Requirements
Scan the lines below for the string "this" and copy every one that has it.
───── Source data
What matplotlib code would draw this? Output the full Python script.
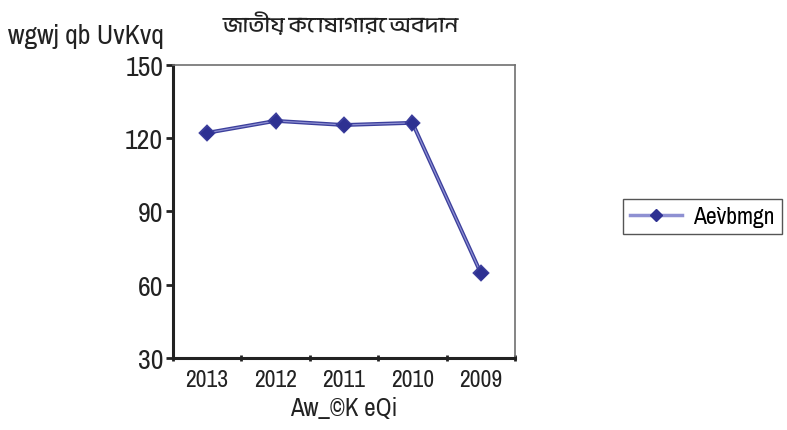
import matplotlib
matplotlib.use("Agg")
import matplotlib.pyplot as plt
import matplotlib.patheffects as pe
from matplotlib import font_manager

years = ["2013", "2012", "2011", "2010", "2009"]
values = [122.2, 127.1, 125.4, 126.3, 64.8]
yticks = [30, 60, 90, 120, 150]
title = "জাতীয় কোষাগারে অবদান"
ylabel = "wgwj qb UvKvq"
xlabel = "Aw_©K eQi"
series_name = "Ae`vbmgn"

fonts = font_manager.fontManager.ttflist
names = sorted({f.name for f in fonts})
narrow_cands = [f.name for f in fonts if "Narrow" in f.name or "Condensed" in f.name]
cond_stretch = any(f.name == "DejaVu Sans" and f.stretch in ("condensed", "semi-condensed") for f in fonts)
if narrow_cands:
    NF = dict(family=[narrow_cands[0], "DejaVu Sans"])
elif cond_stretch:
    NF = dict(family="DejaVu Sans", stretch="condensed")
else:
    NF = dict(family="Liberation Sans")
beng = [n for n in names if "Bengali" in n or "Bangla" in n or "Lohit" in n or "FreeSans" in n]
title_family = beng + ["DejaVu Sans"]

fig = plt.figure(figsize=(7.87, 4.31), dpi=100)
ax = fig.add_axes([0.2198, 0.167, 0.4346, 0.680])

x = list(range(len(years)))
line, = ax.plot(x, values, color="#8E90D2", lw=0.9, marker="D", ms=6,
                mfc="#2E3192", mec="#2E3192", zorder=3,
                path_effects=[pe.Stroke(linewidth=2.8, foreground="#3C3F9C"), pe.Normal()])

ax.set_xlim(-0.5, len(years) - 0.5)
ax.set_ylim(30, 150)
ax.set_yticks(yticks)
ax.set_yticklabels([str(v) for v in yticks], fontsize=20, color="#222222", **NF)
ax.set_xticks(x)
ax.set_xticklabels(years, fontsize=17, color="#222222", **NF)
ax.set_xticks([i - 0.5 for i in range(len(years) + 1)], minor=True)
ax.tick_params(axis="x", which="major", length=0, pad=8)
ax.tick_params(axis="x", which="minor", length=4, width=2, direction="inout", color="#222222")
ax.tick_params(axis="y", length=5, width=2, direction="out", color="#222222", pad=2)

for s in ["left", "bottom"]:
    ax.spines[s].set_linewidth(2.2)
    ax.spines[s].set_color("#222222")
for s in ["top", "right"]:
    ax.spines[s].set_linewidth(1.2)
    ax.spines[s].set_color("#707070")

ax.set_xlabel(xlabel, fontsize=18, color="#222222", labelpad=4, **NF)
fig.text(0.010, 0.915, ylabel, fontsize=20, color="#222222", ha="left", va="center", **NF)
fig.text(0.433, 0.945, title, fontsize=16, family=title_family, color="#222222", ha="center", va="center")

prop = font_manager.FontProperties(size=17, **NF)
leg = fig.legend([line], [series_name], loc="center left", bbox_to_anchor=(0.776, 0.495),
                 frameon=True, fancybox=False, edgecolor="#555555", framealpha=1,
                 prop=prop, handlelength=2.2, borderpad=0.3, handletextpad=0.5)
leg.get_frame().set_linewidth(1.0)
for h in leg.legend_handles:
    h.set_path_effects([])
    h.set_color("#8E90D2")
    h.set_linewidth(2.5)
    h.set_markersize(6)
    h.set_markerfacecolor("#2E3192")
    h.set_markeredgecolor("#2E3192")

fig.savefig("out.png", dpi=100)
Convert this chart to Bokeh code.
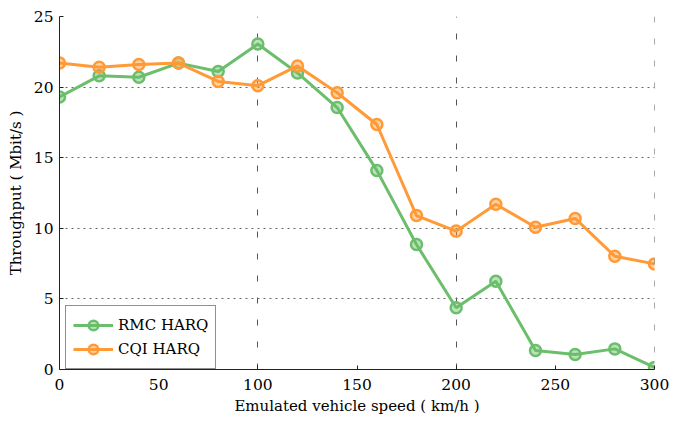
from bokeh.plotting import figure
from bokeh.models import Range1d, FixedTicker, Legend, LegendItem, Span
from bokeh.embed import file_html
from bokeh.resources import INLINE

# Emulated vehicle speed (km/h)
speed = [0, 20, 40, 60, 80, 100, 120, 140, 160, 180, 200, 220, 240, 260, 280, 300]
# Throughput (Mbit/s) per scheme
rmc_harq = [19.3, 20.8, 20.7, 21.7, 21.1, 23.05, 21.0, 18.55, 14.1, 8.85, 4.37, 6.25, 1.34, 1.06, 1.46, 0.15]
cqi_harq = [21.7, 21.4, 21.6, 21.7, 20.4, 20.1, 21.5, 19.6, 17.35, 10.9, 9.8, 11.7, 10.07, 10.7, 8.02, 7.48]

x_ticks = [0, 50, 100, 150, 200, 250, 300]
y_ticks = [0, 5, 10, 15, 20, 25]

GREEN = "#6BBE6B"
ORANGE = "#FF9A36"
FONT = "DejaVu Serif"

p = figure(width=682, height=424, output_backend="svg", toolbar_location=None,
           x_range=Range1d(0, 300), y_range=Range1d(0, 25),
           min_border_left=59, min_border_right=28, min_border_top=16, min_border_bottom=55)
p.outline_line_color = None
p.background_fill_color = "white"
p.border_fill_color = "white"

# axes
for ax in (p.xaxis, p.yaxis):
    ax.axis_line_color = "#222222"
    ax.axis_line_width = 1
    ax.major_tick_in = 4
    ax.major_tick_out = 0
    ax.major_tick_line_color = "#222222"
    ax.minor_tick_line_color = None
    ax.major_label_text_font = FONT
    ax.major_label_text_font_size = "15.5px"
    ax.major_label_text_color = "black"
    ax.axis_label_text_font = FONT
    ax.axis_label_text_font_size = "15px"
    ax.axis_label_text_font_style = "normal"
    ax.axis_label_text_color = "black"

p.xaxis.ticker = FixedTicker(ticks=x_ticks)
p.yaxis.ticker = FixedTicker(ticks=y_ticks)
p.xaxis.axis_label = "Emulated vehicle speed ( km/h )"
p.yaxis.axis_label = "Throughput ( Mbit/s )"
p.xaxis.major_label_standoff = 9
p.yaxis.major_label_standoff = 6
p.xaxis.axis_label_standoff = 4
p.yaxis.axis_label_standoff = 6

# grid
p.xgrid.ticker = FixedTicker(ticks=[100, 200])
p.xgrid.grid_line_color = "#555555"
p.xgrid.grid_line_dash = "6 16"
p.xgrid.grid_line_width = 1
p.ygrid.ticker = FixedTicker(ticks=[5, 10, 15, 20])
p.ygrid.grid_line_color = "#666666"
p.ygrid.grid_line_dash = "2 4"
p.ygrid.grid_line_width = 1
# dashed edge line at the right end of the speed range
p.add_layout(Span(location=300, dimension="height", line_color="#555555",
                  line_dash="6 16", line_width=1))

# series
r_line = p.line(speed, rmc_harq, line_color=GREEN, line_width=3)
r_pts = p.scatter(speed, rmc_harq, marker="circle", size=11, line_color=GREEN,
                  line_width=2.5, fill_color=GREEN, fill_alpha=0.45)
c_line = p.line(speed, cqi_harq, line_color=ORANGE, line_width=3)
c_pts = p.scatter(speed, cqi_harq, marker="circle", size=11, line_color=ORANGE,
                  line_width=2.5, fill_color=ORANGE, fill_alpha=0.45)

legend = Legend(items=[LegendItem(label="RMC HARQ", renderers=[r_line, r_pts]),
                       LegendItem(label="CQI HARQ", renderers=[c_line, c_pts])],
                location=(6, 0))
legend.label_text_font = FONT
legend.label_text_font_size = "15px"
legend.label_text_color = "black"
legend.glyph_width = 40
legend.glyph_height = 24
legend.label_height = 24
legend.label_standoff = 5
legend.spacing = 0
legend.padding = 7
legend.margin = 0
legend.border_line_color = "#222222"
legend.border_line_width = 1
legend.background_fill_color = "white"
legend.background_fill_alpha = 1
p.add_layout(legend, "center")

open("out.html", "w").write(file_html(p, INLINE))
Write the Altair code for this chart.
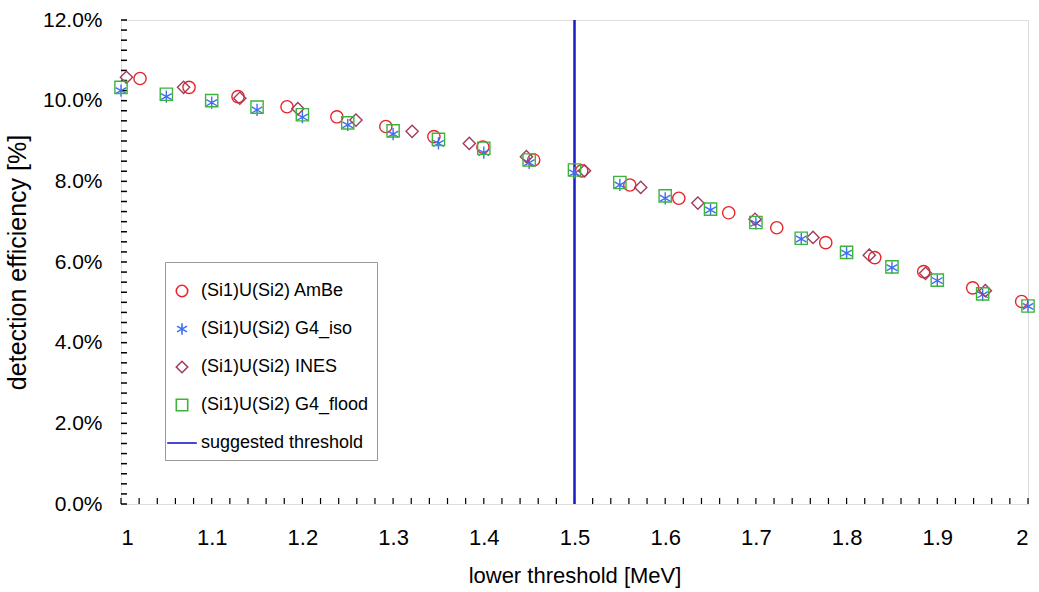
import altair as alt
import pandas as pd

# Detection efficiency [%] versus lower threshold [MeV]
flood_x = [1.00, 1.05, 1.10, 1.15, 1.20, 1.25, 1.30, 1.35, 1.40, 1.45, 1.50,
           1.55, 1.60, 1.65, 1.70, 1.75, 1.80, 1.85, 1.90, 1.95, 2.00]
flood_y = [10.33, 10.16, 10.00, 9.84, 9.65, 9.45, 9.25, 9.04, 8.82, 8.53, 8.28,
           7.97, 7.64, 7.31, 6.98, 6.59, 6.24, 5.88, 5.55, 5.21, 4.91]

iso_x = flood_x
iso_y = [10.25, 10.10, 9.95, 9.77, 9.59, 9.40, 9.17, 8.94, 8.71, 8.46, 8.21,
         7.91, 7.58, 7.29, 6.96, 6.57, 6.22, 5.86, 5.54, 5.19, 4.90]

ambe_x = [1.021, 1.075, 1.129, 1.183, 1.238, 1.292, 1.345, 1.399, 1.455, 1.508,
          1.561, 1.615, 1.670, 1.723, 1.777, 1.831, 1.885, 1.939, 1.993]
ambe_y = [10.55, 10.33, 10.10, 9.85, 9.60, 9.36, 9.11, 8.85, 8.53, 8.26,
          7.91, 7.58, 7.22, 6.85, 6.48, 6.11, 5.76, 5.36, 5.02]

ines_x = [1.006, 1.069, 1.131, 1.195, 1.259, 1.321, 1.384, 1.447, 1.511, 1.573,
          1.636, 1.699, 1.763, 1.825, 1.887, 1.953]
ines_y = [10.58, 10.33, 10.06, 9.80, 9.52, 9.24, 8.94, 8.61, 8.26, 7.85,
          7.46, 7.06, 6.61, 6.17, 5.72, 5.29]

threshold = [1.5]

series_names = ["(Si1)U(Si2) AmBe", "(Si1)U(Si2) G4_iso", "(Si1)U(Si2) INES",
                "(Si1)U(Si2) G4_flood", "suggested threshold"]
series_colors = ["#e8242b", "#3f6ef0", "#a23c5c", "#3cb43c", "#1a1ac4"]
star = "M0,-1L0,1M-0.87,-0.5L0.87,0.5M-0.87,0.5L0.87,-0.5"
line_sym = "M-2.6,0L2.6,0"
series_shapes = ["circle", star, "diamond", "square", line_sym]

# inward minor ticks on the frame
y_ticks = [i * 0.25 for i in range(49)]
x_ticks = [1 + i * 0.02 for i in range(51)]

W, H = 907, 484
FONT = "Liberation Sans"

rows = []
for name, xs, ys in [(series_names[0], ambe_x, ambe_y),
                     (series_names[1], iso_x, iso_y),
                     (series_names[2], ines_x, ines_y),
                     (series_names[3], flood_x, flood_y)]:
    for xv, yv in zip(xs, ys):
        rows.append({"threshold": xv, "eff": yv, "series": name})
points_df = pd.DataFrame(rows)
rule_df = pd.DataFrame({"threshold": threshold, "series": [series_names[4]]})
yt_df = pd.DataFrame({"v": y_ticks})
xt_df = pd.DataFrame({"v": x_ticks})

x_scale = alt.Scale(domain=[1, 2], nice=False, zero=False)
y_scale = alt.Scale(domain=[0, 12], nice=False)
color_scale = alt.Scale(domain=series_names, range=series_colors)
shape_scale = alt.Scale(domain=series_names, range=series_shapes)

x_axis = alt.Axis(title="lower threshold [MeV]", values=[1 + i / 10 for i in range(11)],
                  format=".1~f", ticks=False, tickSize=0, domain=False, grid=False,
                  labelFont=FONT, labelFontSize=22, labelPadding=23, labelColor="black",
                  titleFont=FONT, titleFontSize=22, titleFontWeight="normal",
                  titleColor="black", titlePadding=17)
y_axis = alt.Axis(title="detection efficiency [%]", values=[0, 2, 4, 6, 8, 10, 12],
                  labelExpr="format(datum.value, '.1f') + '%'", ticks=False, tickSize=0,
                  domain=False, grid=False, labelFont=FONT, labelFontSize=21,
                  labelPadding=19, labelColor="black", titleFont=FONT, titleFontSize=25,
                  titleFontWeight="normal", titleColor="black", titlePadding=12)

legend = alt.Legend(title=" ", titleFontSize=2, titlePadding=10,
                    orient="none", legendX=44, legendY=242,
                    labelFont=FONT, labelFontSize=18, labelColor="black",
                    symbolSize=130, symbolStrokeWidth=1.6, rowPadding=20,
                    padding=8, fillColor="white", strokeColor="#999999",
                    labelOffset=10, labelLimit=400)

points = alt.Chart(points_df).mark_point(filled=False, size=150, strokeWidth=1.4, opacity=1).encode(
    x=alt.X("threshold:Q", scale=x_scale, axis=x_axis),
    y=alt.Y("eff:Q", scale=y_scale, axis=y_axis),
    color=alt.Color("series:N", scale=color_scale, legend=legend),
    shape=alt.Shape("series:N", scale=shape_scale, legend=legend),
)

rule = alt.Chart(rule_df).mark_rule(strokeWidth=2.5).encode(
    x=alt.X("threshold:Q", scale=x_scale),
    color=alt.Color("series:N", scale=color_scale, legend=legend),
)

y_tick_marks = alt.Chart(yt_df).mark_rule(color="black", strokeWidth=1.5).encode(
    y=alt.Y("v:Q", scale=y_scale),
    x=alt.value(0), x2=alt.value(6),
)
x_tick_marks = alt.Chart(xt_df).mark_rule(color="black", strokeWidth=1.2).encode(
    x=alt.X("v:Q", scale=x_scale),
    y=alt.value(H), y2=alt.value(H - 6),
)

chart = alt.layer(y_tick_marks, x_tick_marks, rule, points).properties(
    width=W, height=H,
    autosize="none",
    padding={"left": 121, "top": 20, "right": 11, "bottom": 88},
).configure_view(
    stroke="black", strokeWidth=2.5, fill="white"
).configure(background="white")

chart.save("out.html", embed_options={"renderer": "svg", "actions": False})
──────────
Correct response
What matplotlib code would draw this? Output the full Python script.
Convert this chart to Bokeh code.
Write the Altair code for this chart.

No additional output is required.